- _WHAT TO PRODUCE_: Reproduce the data below in full and exclude every picture.
-- Start INPUT --
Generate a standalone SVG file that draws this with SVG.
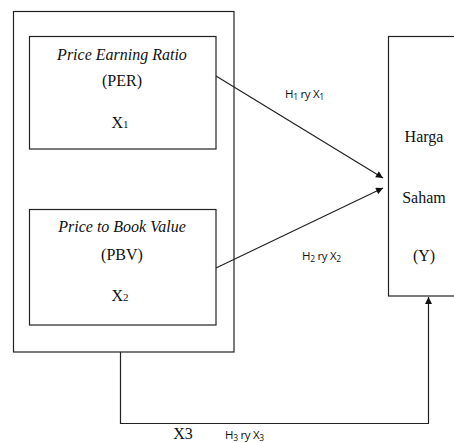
<svg xmlns="http://www.w3.org/2000/svg" width="454" height="443" viewBox="0 0 454 443">
<style>
.box{fill:none;stroke:#222;stroke-width:1.2}
.ln{fill:none;stroke:#222;stroke-width:1.2}
.t{font-family:"Liberation Serif","Times New Roman",serif;font-size:16px;fill:#111;text-anchor:middle}
.i{font-style:italic}
.h{font-family:"Open Sans","Liberation Sans",sans-serif;font-size:11.5px;fill:#111;letter-spacing:-0.3px}
.sub{font-size:8.5px}
</style>
<defs>
<marker id="ah" viewBox="0 0 10 10" refX="10" refY="5" markerWidth="8" markerHeight="7" markerUnits="userSpaceOnUse" orient="auto">
<path d="M0,0 L10,5 L0,10 z" fill="#111"/>
</marker>
</defs>
<rect width="454" height="443" fill="#fff"/>
<g id="outer">
<rect class="box" x="13.5" y="11.5" width="220.5" height="340.5"/>
</g>
<g id="per">
<rect class="box" x="29.5" y="36.5" width="186.5" height="112.5"/>
<text class="t i" x="122" y="60">Price Earning Ratio</text>
<text class="t" x="122" y="86">(PER)</text>
<text class="t" x="120" y="128">X<tspan font-size="11px">1</tspan></text>
</g>
<g id="pbv">
<rect class="box" x="29.5" y="209.5" width="186.5" height="115.5"/>
<text class="t i" x="122" y="232">Price to Book Value</text>
<text class="t" x="122" y="260">(PBV)</text>
<text class="t" x="120" y="301">X<tspan font-size="11px">2</tspan></text>
</g>
<g id="harga">
<rect class="box" x="388.5" y="36.5" width="80" height="259.5"/>
<text class="t" x="424" y="142">Harga</text>
<text class="t" x="424" y="203">Saham</text>
<text class="t" x="424" y="261">(Y)</text>
</g>
<g id="connectors">
<line class="ln" x1="216" y1="76" x2="383" y2="178" marker-end="url(#ah)"/>
<line class="ln" x1="216" y1="268" x2="383" y2="188" marker-end="url(#ah)"/>
<polyline class="ln" points="120.5,352 120.5,423.5 428.5,423.5 428.5,297" marker-end="url(#ah)"/>
</g>
<g id="labels">
<text class="h" x="285" y="98">H<tspan class="sub" dy="2">1</tspan><tspan dy="-2"> ry X</tspan><tspan class="sub" dy="2">1</tspan></text>
<text class="h" x="302" y="260">H<tspan class="sub" dy="2">2</tspan><tspan dy="-2"> ry X</tspan><tspan class="sub" dy="2">2</tspan></text>
<text class="t" x="183" y="439">X3</text>
<text class="h" x="225" y="439">H<tspan class="sub" dy="2">3</tspan><tspan dy="-2"> ry X</tspan><tspan class="sub" dy="2">3</tspan></text>
</g>
</svg>
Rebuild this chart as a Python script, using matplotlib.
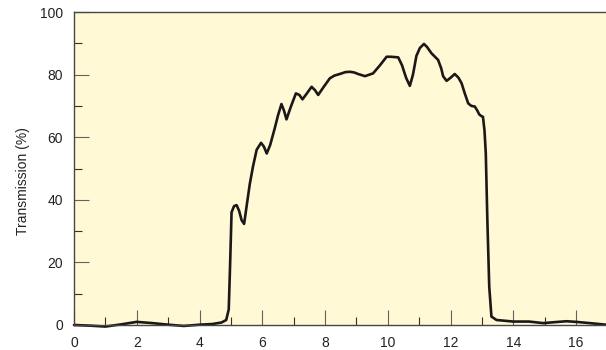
import matplotlib.pyplot as plt
from matplotlib.ticker import MultipleLocator

plt.rcParams['font.family'] = ['Liberation Sans Narrow', 'Liberation Sans', 'DejaVu Sans']

# wavelength (um) vs transmission (%)
wavelength = [0, 0.5, 1.0, 1.5, 2.0, 2.5, 3.0, 3.5, 4.0, 4.4, 4.7, 4.85, 4.93, 4.97, 5.02,
              5.1, 5.18, 5.26, 5.34, 5.42, 5.5, 5.6, 5.7, 5.82, 5.96, 6.05, 6.14, 6.25,
              6.4, 6.5, 6.61, 6.69, 6.77, 6.9, 7.07, 7.18, 7.28, 7.42, 7.57, 7.68, 7.78,
              7.95, 8.15, 8.3, 8.47, 8.65, 8.79, 8.92, 9.05, 9.27, 9.53, 9.75, 9.96, 10.1,
              10.33, 10.45, 10.58, 10.7, 10.8, 10.91, 11.02, 11.15, 11.25, 11.39, 11.6,
              11.7, 11.76, 11.87, 12.0, 12.13, 12.25, 12.35, 12.45, 12.56, 12.66, 12.77,
              12.85, 12.91, 12.97, 13.03, 13.08, 13.12, 13.17, 13.23, 13.3, 13.46, 13.99,
              14.5, 14.95, 15.3, 15.69, 16.0, 16.33, 16.95]
transmission = [0, -0.2, -0.5, 0.2, 1.0, 0.6, 0.1, -0.3, 0.1, 0.3, 0.8, 1.6, 5, 18, 36,
                38, 38.3, 36.5, 33.5, 32.3, 38, 45, 50.5, 56, 58.2, 57, 54.8, 57.5,
                63, 67, 70.6, 68.5, 65.7, 69.5, 74, 73.5, 72.1, 74, 76.1, 75, 73.5,
                76, 78.8, 79.7, 80.2, 80.8, 80.9, 80.7, 80.2, 79.5, 80.4, 83, 85.7, 85.7,
                85.5, 83, 79, 76.4, 80, 86, 88.5, 89.8, 88.8, 86.8, 84.7,
                82, 79.5, 78, 79, 80.2, 79, 77.2, 74, 70.8, 70, 69.8,
                68.5, 67.3, 66.8, 66.5, 62, 54.8, 33.5, 12.2, 2.7, 1.6, 1.1,
                1.1, 0.6, 0.9, 1.2, 1.0, 0.7, 0.1]

fig = plt.figure(figsize=(6.06, 3.5), dpi=100)
ax = fig.add_axes([74/606, 25/350, 1 - 74/606, 313/350])
ax.set_facecolor('#fff9d6')

ax.plot(wavelength, transmission, color='#1c1818', lw=1.9, clip_on=False,
        solid_capstyle='round', solid_joinstyle='round')

ax.set_xlim(0, 16.95)
ax.set_ylim(0, 100)
ax.xaxis.set_major_locator(MultipleLocator(2))
ax.xaxis.set_minor_locator(MultipleLocator(1))
ax.yaxis.set_major_locator(MultipleLocator(20))
ax.yaxis.set_minor_locator(MultipleLocator(10))

ax.tick_params(which='major', direction='in', length=11, width=0.8, color='#666060',
               labelsize=10, pad=8, labelcolor='#222222')
ax.tick_params(which='minor', direction='in', length=5.5, width=0.8, color='#333030')

for s in ['left', 'top', 'bottom']:
    ax.spines[s].set_color('#4a4444')
    ax.spines[s].set_linewidth(1.0)
ax.spines['right'].set_visible(False)

ax.set_ylabel('Transmission (%)', fontsize=10, color='#222222')
ax.yaxis.set_label_coords(-0.082, 0.46)

plt.savefig('out.png', dpi=100)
-- End INPUT --
- _THE RESULT_:
Generate a standalone SVG file that draws this with SVG.
<svg xmlns="http://www.w3.org/2000/svg" width="454" height="443" viewBox="0 0 454 443">
<style>
.box{fill:none;stroke:#222;stroke-width:1.2}
.ln{fill:none;stroke:#222;stroke-width:1.2}
.t{font-family:"Liberation Serif","Times New Roman",serif;font-size:16px;fill:#111;text-anchor:middle}
.i{font-style:italic}
.h{font-family:"Open Sans","Liberation Sans",sans-serif;font-size:11.5px;fill:#111;letter-spacing:-0.3px}
.sub{font-size:8.5px}
</style>
<defs>
<marker id="ah" viewBox="0 0 10 10" refX="10" refY="5" markerWidth="8" markerHeight="7" markerUnits="userSpaceOnUse" orient="auto">
<path d="M0,0 L10,5 L0,10 z" fill="#111"/>
</marker>
</defs>
<rect width="454" height="443" fill="#fff"/>
<g id="outer">
<rect class="box" x="13.5" y="11.5" width="220.5" height="340.5"/>
</g>
<g id="per">
<rect class="box" x="29.5" y="36.5" width="186.5" height="112.5"/>
<text class="t i" x="122" y="60">Price Earning Ratio</text>
<text class="t" x="122" y="86">(PER)</text>
<text class="t" x="120" y="128">X<tspan font-size="11px">1</tspan></text>
</g>
<g id="pbv">
<rect class="box" x="29.5" y="209.5" width="186.5" height="115.5"/>
<text class="t i" x="122" y="232">Price to Book Value</text>
<text class="t" x="122" y="260">(PBV)</text>
<text class="t" x="120" y="301">X<tspan font-size="11px">2</tspan></text>
</g>
<g id="harga">
<rect class="box" x="388.5" y="36.5" width="80" height="259.5"/>
<text class="t" x="424" y="142">Harga</text>
<text class="t" x="424" y="203">Saham</text>
<text class="t" x="424" y="261">(Y)</text>
</g>
<g id="connectors">
<line class="ln" x1="216" y1="76" x2="383" y2="178" marker-end="url(#ah)"/>
<line class="ln" x1="216" y1="268" x2="383" y2="188" marker-end="url(#ah)"/>
<polyline class="ln" points="120.5,352 120.5,423.5 428.5,423.5 428.5,297" marker-end="url(#ah)"/>
</g>
<g id="labels">
<text class="h" x="285" y="98">H<tspan class="sub" dy="2">1</tspan><tspan dy="-2"> ry X</tspan><tspan class="sub" dy="2">1</tspan></text>
<text class="h" x="302" y="260">H<tspan class="sub" dy="2">2</tspan><tspan dy="-2"> ry X</tspan><tspan class="sub" dy="2">2</tspan></text>
<text class="t" x="183" y="439">X3</text>
<text class="h" x="225" y="439">H<tspan class="sub" dy="2">3</tspan><tspan dy="-2"> ry X</tspan><tspan class="sub" dy="2">3</tspan></text>
</g>
</svg>
Rebuild this chart as a Python script, using matplotlib.
import matplotlib.pyplot as plt
from matplotlib.ticker import MultipleLocator

plt.rcParams['font.family'] = ['Liberation Sans Narrow', 'Liberation Sans', 'DejaVu Sans']

# wavelength (um) vs transmission (%)
wavelength = [0, 0.5, 1.0, 1.5, 2.0, 2.5, 3.0, 3.5, 4.0, 4.4, 4.7, 4.85, 4.93, 4.97, 5.02,
              5.1, 5.18, 5.26, 5.34, 5.42, 5.5, 5.6, 5.7, 5.82, 5.96, 6.05, 6.14, 6.25,
              6.4, 6.5, 6.61, 6.69, 6.77, 6.9, 7.07, 7.18, 7.28, 7.42, 7.57, 7.68, 7.78,
              7.95, 8.15, 8.3, 8.47, 8.65, 8.79, 8.92, 9.05, 9.27, 9.53, 9.75, 9.96, 10.1,
              10.33, 10.45, 10.58, 10.7, 10.8, 10.91, 11.02, 11.15, 11.25, 11.39, 11.6,
              11.7, 11.76, 11.87, 12.0, 12.13, 12.25, 12.35, 12.45, 12.56, 12.66, 12.77,
              12.85, 12.91, 12.97, 13.03, 13.08, 13.12, 13.17, 13.23, 13.3, 13.46, 13.99,
              14.5, 14.95, 15.3, 15.69, 16.0, 16.33, 16.95]
transmission = [0, -0.2, -0.5, 0.2, 1.0, 0.6, 0.1, -0.3, 0.1, 0.3, 0.8, 1.6, 5, 18, 36,
                38, 38.3, 36.5, 33.5, 32.3, 38, 45, 50.5, 56, 58.2, 57, 54.8, 57.5,
                63, 67, 70.6, 68.5, 65.7, 69.5, 74, 73.5, 72.1, 74, 76.1, 75, 73.5,
                76, 78.8, 79.7, 80.2, 80.8, 80.9, 80.7, 80.2, 79.5, 80.4, 83, 85.7, 85.7,
                85.5, 83, 79, 76.4, 80, 86, 88.5, 89.8, 88.8, 86.8, 84.7,
                82, 79.5, 78, 79, 80.2, 79, 77.2, 74, 70.8, 70, 69.8,
                68.5, 67.3, 66.8, 66.5, 62, 54.8, 33.5, 12.2, 2.7, 1.6, 1.1,
                1.1, 0.6, 0.9, 1.2, 1.0, 0.7, 0.1]

fig = plt.figure(figsize=(6.06, 3.5), dpi=100)
ax = fig.add_axes([74/606, 25/350, 1 - 74/606, 313/350])
ax.set_facecolor('#fff9d6')

ax.plot(wavelength, transmission, color='#1c1818', lw=1.9, clip_on=False,
        solid_capstyle='round', solid_joinstyle='round')

ax.set_xlim(0, 16.95)
ax.set_ylim(0, 100)
ax.xaxis.set_major_locator(MultipleLocator(2))
ax.xaxis.set_minor_locator(MultipleLocator(1))
ax.yaxis.set_major_locator(MultipleLocator(20))
ax.yaxis.set_minor_locator(MultipleLocator(10))

ax.tick_params(which='major', direction='in', length=11, width=0.8, color='#666060',
               labelsize=10, pad=8, labelcolor='#222222')
ax.tick_params(which='minor', direction='in', length=5.5, width=0.8, color='#333030')

for s in ['left', 'top', 'bottom']:
    ax.spines[s].set_color('#4a4444')
    ax.spines[s].set_linewidth(1.0)
ax.spines['right'].set_visible(False)

ax.set_ylabel('Transmission (%)', fontsize=10, color='#222222')
ax.yaxis.set_label_coords(-0.082, 0.46)

plt.savefig('out.png', dpi=100)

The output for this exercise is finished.